Tokyo Prosecutors Formally Charge Carlos Ghosn With Underreporting Income By $80 Million

After languishing in an austere Tokyo jail cell for three weeks, former Nissan and Mitsubishi executive Carlos Ghosn has finally been formally charged by Japanese prosecutors with knowingly underreporting his income by some $44 million between 2010 and 2015. The charges, which came on the last day that Ghosn could be detained without charge under Japanese law, weren’t the only legal action taken against the former executive: He was also rearrested, along with former Nissan director Greg Kelly, on charges they conspired to underreport Ghosn’s income by $38 million between 2015 and the present day, according to the Financial Times.
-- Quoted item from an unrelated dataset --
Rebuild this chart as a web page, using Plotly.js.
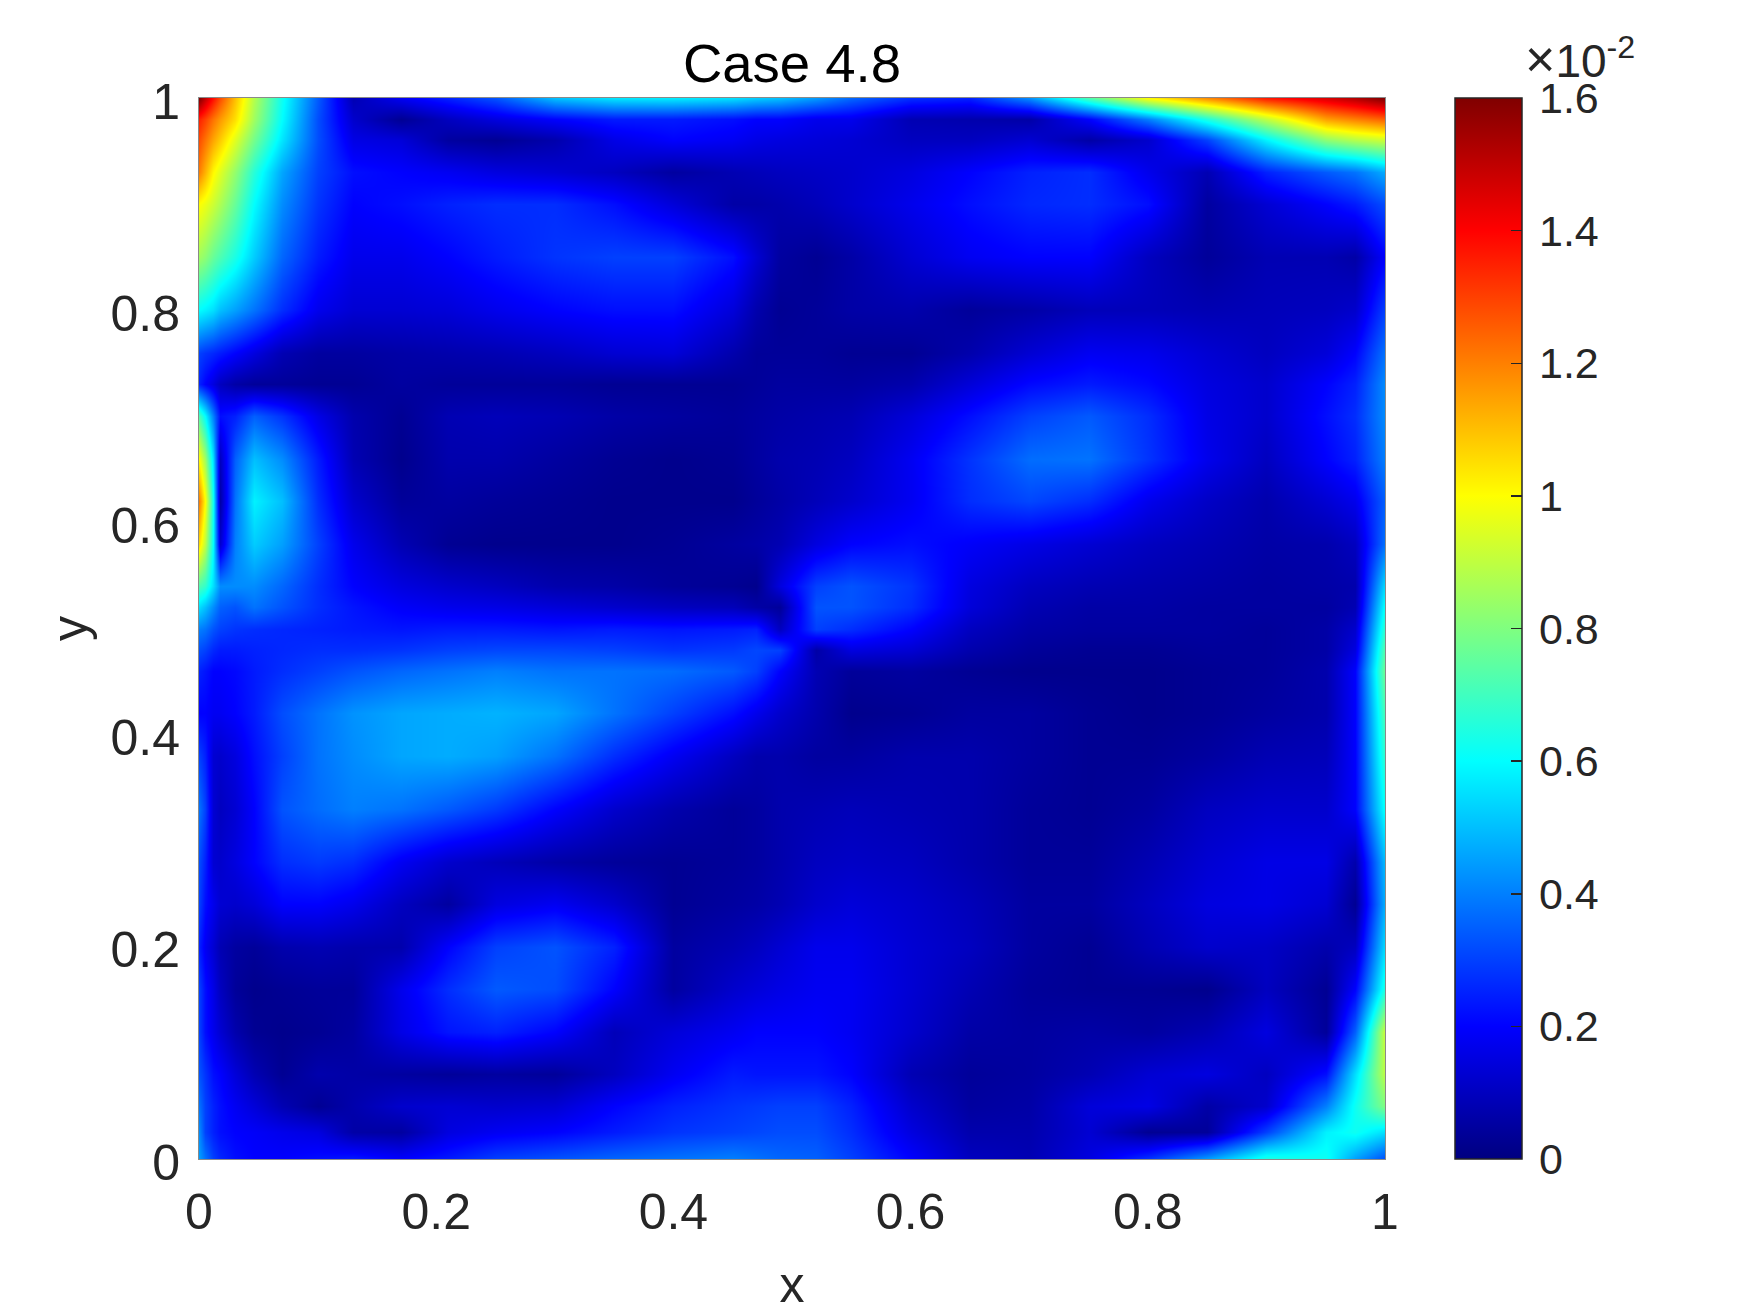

Monday’s indictment is the first official indication of the charges facing Ghosn, though a steady stream of media leaks had suggested that Ghosn would be charged for underreporting his income by as much as $100 million between 2010 and this year. Last week, a Tokyo judge granted prosecutors an extension, allowing them to hold Ghosn for an additional 10 days before charges would need to be filed.

Ghosn

Separately, an internal Nissan probe that was reportedly triggered by a whistleblower’s complaint is being carried out in connection with Ghosn’s alleged misuse of company funds to buy luxury homes and also possibly reports that he shifted trading losses onto Nissan’s books during the financial crisis.
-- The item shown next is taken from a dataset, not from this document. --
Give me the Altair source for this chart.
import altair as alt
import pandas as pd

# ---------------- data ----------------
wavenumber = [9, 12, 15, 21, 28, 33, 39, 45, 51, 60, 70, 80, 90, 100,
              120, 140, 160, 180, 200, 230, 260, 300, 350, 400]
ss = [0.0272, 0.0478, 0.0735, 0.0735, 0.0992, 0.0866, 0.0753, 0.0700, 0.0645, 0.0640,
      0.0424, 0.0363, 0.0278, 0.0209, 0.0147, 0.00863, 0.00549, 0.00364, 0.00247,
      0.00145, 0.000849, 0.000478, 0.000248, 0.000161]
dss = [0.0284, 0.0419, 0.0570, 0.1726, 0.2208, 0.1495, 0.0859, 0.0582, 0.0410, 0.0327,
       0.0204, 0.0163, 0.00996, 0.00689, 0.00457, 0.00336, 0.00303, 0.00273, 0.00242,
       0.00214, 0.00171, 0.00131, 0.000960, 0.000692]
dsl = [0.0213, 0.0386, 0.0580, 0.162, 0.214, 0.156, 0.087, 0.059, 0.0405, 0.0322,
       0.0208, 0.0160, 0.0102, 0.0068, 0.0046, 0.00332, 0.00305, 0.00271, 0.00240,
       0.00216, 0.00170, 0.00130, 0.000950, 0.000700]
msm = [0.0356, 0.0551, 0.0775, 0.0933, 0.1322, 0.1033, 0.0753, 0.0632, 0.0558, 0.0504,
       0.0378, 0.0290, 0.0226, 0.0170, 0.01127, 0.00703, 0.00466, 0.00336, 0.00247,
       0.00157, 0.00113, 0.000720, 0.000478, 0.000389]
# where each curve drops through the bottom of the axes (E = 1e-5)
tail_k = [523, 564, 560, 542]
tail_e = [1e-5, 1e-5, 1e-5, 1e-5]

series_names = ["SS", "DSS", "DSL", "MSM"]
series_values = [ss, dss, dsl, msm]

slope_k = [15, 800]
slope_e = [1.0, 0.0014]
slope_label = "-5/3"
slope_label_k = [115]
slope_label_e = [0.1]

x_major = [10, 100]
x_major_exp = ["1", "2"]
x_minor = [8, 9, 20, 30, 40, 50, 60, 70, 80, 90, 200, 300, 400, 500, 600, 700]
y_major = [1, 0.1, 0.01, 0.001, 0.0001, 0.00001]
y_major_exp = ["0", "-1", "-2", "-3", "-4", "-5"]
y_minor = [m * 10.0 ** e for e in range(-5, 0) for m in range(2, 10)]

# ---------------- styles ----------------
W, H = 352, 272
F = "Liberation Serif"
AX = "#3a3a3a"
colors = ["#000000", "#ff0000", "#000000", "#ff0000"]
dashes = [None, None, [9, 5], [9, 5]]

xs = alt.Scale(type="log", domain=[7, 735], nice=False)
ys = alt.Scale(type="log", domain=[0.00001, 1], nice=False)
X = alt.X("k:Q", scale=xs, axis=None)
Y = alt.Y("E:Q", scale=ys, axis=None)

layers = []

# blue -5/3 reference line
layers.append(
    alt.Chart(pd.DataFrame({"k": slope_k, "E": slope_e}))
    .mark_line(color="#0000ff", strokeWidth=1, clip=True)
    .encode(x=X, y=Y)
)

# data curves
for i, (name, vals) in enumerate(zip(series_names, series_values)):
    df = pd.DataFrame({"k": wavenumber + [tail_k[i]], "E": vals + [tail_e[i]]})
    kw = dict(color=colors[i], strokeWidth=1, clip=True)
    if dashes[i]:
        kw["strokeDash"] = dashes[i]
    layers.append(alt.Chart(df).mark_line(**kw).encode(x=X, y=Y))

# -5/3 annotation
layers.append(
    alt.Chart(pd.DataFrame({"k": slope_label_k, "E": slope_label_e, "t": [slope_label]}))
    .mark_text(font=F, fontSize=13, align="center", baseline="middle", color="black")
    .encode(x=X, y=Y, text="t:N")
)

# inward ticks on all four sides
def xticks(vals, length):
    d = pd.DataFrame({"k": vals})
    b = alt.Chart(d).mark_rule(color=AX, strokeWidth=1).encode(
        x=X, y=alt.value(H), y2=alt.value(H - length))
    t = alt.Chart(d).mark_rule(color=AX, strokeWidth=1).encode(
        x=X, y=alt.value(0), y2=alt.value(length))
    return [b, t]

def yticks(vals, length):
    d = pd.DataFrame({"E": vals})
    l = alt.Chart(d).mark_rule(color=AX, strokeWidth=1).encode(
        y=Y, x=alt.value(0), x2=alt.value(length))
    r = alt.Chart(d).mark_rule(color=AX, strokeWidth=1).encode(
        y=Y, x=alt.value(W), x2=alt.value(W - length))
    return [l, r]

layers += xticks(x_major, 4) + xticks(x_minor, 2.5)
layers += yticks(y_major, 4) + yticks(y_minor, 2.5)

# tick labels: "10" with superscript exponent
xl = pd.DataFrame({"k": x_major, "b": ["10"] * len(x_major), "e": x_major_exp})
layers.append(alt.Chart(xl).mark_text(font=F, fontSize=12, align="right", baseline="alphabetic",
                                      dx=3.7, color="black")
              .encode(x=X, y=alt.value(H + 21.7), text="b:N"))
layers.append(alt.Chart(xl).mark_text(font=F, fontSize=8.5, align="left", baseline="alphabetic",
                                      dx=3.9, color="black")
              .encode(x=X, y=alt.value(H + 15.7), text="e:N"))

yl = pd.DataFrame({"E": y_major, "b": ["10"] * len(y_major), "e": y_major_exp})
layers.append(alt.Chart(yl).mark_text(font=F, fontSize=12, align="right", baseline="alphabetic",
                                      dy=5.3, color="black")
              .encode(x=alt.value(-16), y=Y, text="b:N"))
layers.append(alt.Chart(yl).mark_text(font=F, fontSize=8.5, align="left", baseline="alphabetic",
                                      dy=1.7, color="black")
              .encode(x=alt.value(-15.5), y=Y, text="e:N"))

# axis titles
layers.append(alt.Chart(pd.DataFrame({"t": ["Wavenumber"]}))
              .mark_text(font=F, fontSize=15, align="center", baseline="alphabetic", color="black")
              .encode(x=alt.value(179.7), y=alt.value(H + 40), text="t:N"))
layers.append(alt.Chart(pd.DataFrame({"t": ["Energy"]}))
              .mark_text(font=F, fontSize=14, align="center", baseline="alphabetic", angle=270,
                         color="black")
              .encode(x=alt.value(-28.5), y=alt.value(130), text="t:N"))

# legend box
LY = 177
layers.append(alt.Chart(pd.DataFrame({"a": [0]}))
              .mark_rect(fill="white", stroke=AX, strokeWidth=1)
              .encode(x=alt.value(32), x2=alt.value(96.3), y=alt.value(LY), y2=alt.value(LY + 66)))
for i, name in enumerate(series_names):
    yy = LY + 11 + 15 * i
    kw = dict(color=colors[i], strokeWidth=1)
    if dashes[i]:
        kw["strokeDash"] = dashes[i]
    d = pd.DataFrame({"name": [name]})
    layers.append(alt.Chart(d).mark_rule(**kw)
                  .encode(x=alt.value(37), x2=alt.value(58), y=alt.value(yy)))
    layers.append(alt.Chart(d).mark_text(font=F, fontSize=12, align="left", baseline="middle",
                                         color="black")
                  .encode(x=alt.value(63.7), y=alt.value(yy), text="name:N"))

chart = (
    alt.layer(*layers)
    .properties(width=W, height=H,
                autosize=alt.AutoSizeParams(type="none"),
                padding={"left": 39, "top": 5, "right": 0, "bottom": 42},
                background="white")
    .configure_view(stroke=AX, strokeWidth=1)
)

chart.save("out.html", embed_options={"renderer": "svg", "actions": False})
Prosecutors also indicted Nissan for filing false financial statements, meaning that the Japanese carmaker could face fines of up to $700 million for underreporting Ghosn’s income, according to Reuters.

Though, unsurprisingly, Nissan tried to deflect the blame on to Ghosn by claiming that the executive had masterminded the scheme. According to Kelly and Ghosn’s attorneys, Ghosn’s income was reported in accordance with advice from outside consultants.

Nissan said it took the situation seriously, and that it planned to cooperate with investigators. However, legal experts quoted by Reuters said Nissan CEO Hiroto Saikawa might find it difficult to extricate himself from the situation now that prosecutors are formally moving against his company.

Analysts and legal experts have said it could be difficult for Nissan and its Chief Executive Hiroto Saikawa to avoid the fallout, whether it turns out that other executives had knowledge of Ghosn’s misconduct, or that the company lacked internal controls.

“Now suddenly the issue of CEO Saikawa becomes bigger. It becomes difficult to overlook Saikawa’s role in all of this. That becomes the main focus now,” said prominent lawyer and former prosecutor Nobuo Gohara.

Though speculation about the straining relationship between Nissan and its ‘alliance’ partner Renault has subsided since Ghosn’s arrest, Reuters said the indictments should revive it, as reports about Nissan’s dissatisfaction with Renault’s influence over the much-larger Japanese carmaker are once again trickling out into the media.

Putting aside rumors that Ghosn’s downfall was orchestrated by Saikawa and other senior Nissan officials who had grown tired of Ghosn’s untrammeled influence over the firm (according to media reports published over the weekend, Ghosn had been seeking to oust Saikawa at the time of his arrest), the backlash against Ghosn and his family has taken on an unmistakably personal dimension. Over the weekend, the company sought to bar the Ghosn family from accessing the home in the Copacabana neighborhood of Rio De Janeiro. However, a Brazilian court overruled Nissan and ordered that they must be allowed in.